=== Aim of the exercise ===
Write out the material again word for word, dropping any images it holds.

=== Stored data ===
## Begin

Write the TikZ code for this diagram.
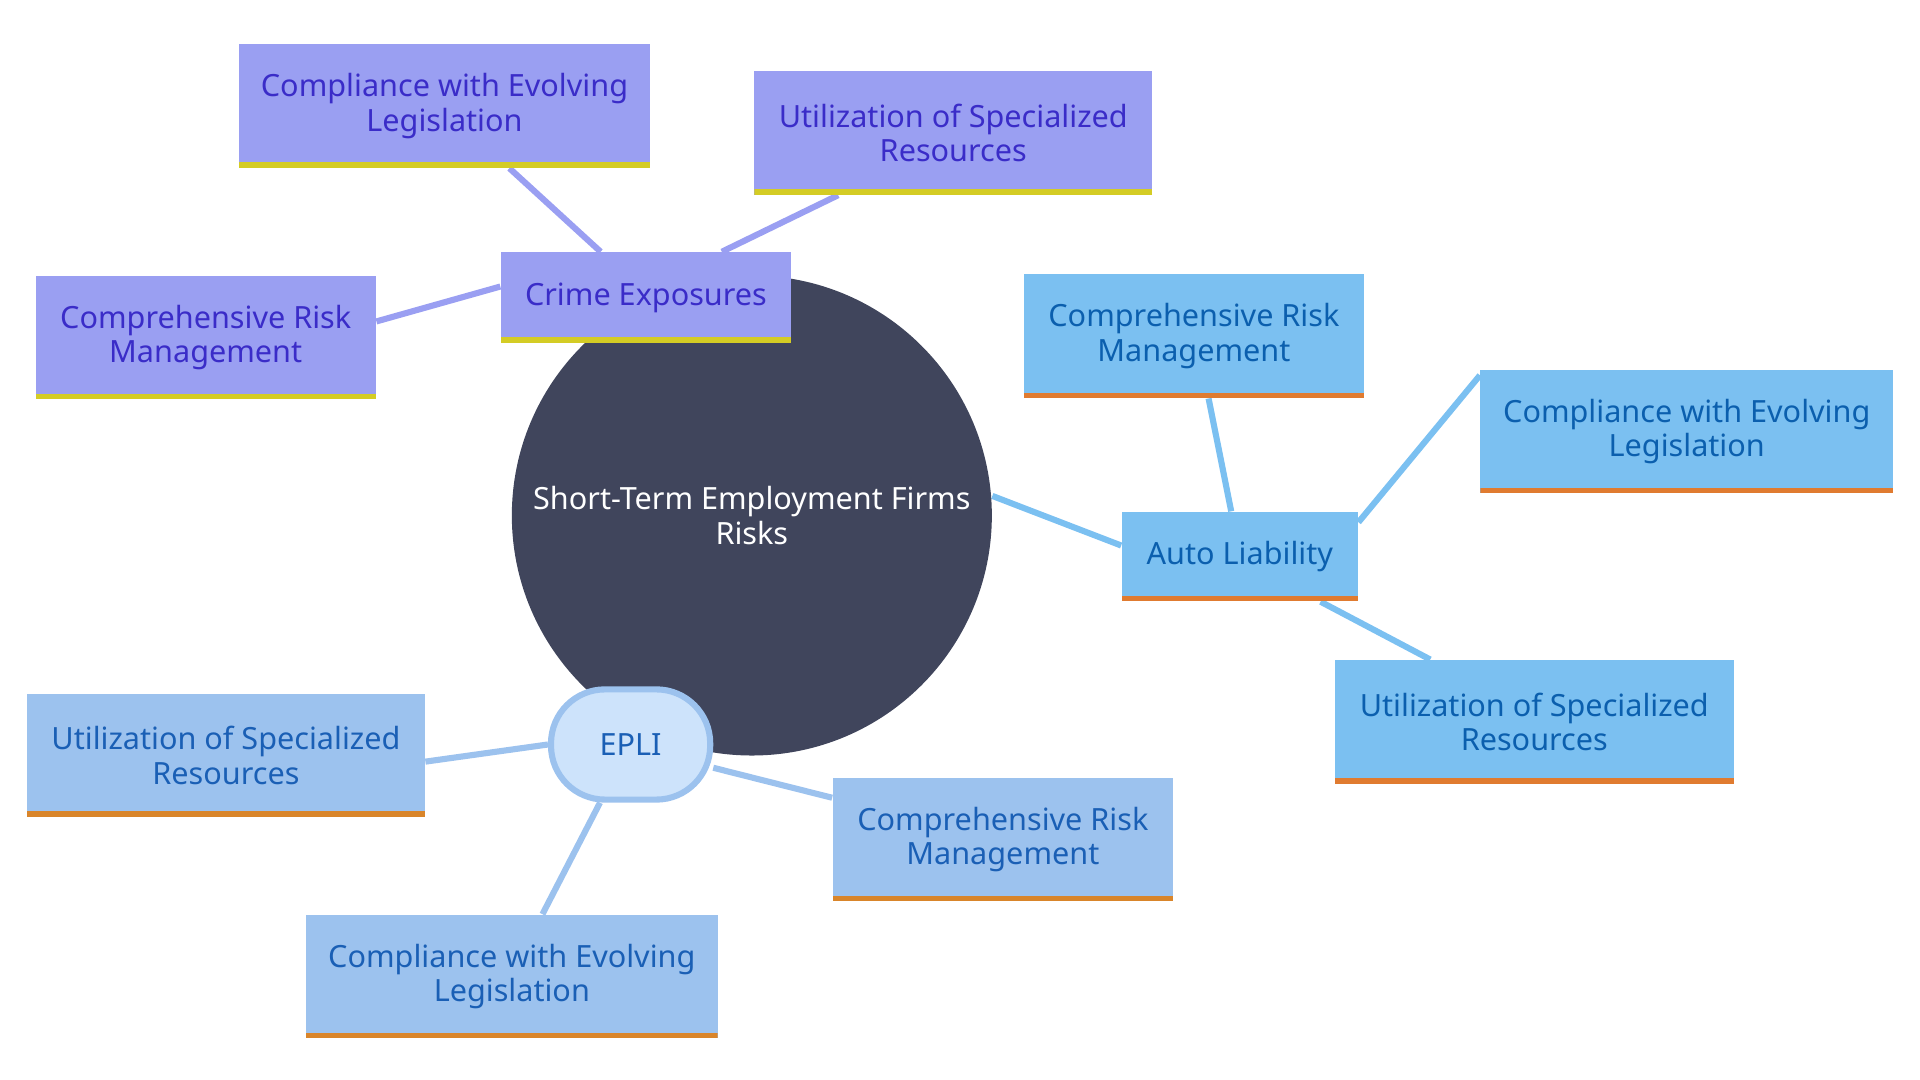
\documentclass[tikz,border=0pt]{standalone}
\usepackage{fontspec}
\setmainfont{Noto Sans}
\usetikzlibrary{backgrounds}
\definecolor{cp}{HTML}{9A9FF2}\definecolor{cpt}{HTML}{3A2CC8}\definecolor{cpl}{HTML}{D4CC25}
\definecolor{ca}{HTML}{7BC0F1}\definecolor{cat}{HTML}{0B5FAE}\definecolor{cal}{HTML}{E07B30}
\definecolor{ce}{HTML}{9CC2EE}\definecolor{cet}{HTML}{1A5FB5}\definecolor{cel}{HTML}{D9852A}
\definecolor{cef}{HTML}{CDE3FB}\definecolor{cc}{HTML}{40455C}
\begin{document}
\begin{tikzpicture}[x=0.5pt,y=-0.5pt,
 box/.style={rectangle,inner sep=0,align=center,font=\fontsize{12.5}{14}\selectfont},
 pb/.style n args={3}{box,fill=#1,text=#2,path picture={\fill[#3] ([yshift=2.2pt]path picture bounding box.south west) rectangle (path picture bounding box.south east);}},
 crime/.style={pb={cp}{cpt}{cpl}},
 auto/.style={pb={ca}{cat}{cal}},
 epli/.style={pb={ce}{cet}{cel}},
 e/.style={line width=2.5pt}]
\useasboundingbox (0,0) rectangle (1568,882);
\node[circle,fill=cc,minimum size=196pt,text=white,align=center,font=\fontsize{12.5}{14}\selectfont] (c) at (614,421) {Short-Term Employment Firms\\Risks};
\node[crime,minimum width=118.5pt,minimum height=37pt] (cr) at (527.5,243) {Crime Exposures};
\node[crime,minimum width=168pt,minimum height=50.5pt] (cr1) at (363,86.5) {Compliance with Evolving\\Legislation};
\node[crime,minimum width=162.5pt,minimum height=50.5pt] (cr2) at (778.5,108.5) {Utilization of Specialized\\Resources};
\node[crime,minimum width=139pt,minimum height=50.5pt] (cr3) at (168,275.5) {Comprehensive Risk\\Management};
\node[auto,minimum width=96.5pt,minimum height=36.5pt] (au) at (1012.5,454.5) {Auto Liability};
\node[auto,minimum width=139pt,minimum height=50.5pt] (au1) at (975,274.5) {Comprehensive Risk\\Management};
\node[auto,minimum width=168.5pt,minimum height=50.5pt] (au2) at (1377.5,352.5) {Compliance with Evolving\\Legislation};
\node[auto,minimum width=163pt,minimum height=50.5pt] (au3) at (1253,589.5) {Utilization of Specialized\\Resources};
\node[rectangle,rounded corners=22pt,fill=cef,draw=ce,line width=2.5pt,text=cet,minimum width=65pt,minimum height=45pt,font=\fontsize{12.5}{14}\selectfont] (ep) at (515,608) {EPLI};
\node[epli,minimum width=162.5pt,minimum height=50pt] (ep1) at (184.5,617) {Utilization of Specialized\\Resources};
\node[epli,minimum width=139pt,minimum height=50.5pt] (ep2) at (819,685.5) {Comprehensive Risk\\Management};
\node[epli,minimum width=168pt,minimum height=50.5pt] (ep3) at (418,797.5) {Compliance with Evolving\\Legislation};
\begin{scope}[on background layer]
\draw[e,cp] (cr.center)+(-37,0) coordinate (a1);
\draw[e,cp] ([xshift=-18.5pt]cr.north) -- ([xshift=26.5pt]cr1.south);
\draw[e,cp] ([xshift=31pt]cr.north) -- ([xshift=-47pt]cr2.south);
\draw[e,cp] ([yshift=4.5pt]cr.west) -- ([yshift=6.5pt]cr3.east);
\draw[e,ca] ([yshift=8pt]c.east) -- ([yshift=4.5pt]au.west);
\draw[e,ca] ([xshift=-3.5pt]au.north) -- ([xshift=6pt]au1.south);
\draw[e,ca] ([yshift=14pt]au.east) -- ([yshift=23pt]au2.west);
\draw[e,ca] ([xshift=33pt]au.south) -- ([xshift=-42.5pt]au3.north);
\draw[e,ce] (ep.west) -- ([yshift=-2.5pt]ep1.east);
\draw[e,ce] ([yshift=-9.5pt]ep.east) -- ([yshift=17pt]ep2.west);
\draw[e,ce] ([xshift=-12.5pt]ep.south) -- ([xshift=12.5pt]ep3.north);
\end{scope}
\end{tikzpicture}
\end{document}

## End

=== Answer to the task ===
Write the TikZ code for this diagram.
\documentclass[tikz,border=0pt]{standalone}
\usepackage{fontspec}
\setmainfont{Noto Sans}
\usetikzlibrary{backgrounds}
\definecolor{cp}{HTML}{9A9FF2}\definecolor{cpt}{HTML}{3A2CC8}\definecolor{cpl}{HTML}{D4CC25}
\definecolor{ca}{HTML}{7BC0F1}\definecolor{cat}{HTML}{0B5FAE}\definecolor{cal}{HTML}{E07B30}
\definecolor{ce}{HTML}{9CC2EE}\definecolor{cet}{HTML}{1A5FB5}\definecolor{cel}{HTML}{D9852A}
\definecolor{cef}{HTML}{CDE3FB}\definecolor{cc}{HTML}{40455C}
\begin{document}
\begin{tikzpicture}[x=0.5pt,y=-0.5pt,
 box/.style={rectangle,inner sep=0,align=center,font=\fontsize{12.5}{14}\selectfont},
 pb/.style n args={3}{box,fill=#1,text=#2,path picture={\fill[#3] ([yshift=2.2pt]path picture bounding box.south west) rectangle (path picture bounding box.south east);}},
 crime/.style={pb={cp}{cpt}{cpl}},
 auto/.style={pb={ca}{cat}{cal}},
 epli/.style={pb={ce}{cet}{cel}},
 e/.style={line width=2.5pt}]
\useasboundingbox (0,0) rectangle (1568,882);
\node[circle,fill=cc,minimum size=196pt,text=white,align=center,font=\fontsize{12.5}{14}\selectfont] (c) at (614,421) {Short-Term Employment Firms\\Risks};
\node[crime,minimum width=118.5pt,minimum height=37pt] (cr) at (527.5,243) {Crime Exposures};
\node[crime,minimum width=168pt,minimum height=50.5pt] (cr1) at (363,86.5) {Compliance with Evolving\\Legislation};
\node[crime,minimum width=162.5pt,minimum height=50.5pt] (cr2) at (778.5,108.5) {Utilization of Specialized\\Resources};
\node[crime,minimum width=139pt,minimum height=50.5pt] (cr3) at (168,275.5) {Comprehensive Risk\\Management};
\node[auto,minimum width=96.5pt,minimum height=36.5pt] (au) at (1012.5,454.5) {Auto Liability};
\node[auto,minimum width=139pt,minimum height=50.5pt] (au1) at (975,274.5) {Comprehensive Risk\\Management};
\node[auto,minimum width=168.5pt,minimum height=50.5pt] (au2) at (1377.5,352.5) {Compliance with Evolving\\Legislation};
\node[auto,minimum width=163pt,minimum height=50.5pt] (au3) at (1253,589.5) {Utilization of Specialized\\Resources};
\node[rectangle,rounded corners=22pt,fill=cef,draw=ce,line width=2.5pt,text=cet,minimum width=65pt,minimum height=45pt,font=\fontsize{12.5}{14}\selectfont] (ep) at (515,608) {EPLI};
\node[epli,minimum width=162.5pt,minimum height=50pt] (ep1) at (184.5,617) {Utilization of Specialized\\Resources};
\node[epli,minimum width=139pt,minimum height=50.5pt] (ep2) at (819,685.5) {Comprehensive Risk\\Management};
\node[epli,minimum width=168pt,minimum height=50.5pt] (ep3) at (418,797.5) {Compliance with Evolving\\Legislation};
\begin{scope}[on background layer]
\draw[e,cp] (cr.center)+(-37,0) coordinate (a1);
\draw[e,cp] ([xshift=-18.5pt]cr.north) -- ([xshift=26.5pt]cr1.south);
\draw[e,cp] ([xshift=31pt]cr.north) -- ([xshift=-47pt]cr2.south);
\draw[e,cp] ([yshift=4.5pt]cr.west) -- ([yshift=6.5pt]cr3.east);
\draw[e,ca] ([yshift=8pt]c.east) -- ([yshift=4.5pt]au.west);
\draw[e,ca] ([xshift=-3.5pt]au.north) -- ([xshift=6pt]au1.south);
\draw[e,ca] ([yshift=14pt]au.east) -- ([yshift=23pt]au2.west);
\draw[e,ca] ([xshift=33pt]au.south) -- ([xshift=-42.5pt]au3.north);
\draw[e,ce] (ep.west) -- ([yshift=-2.5pt]ep1.east);
\draw[e,ce] ([yshift=-9.5pt]ep.east) -- ([yshift=17pt]ep2.west);
\draw[e,ce] ([xshift=-12.5pt]ep.south) -- ([xshift=12.5pt]ep3.north);
\end{scope}
\end{tikzpicture}
\end{document}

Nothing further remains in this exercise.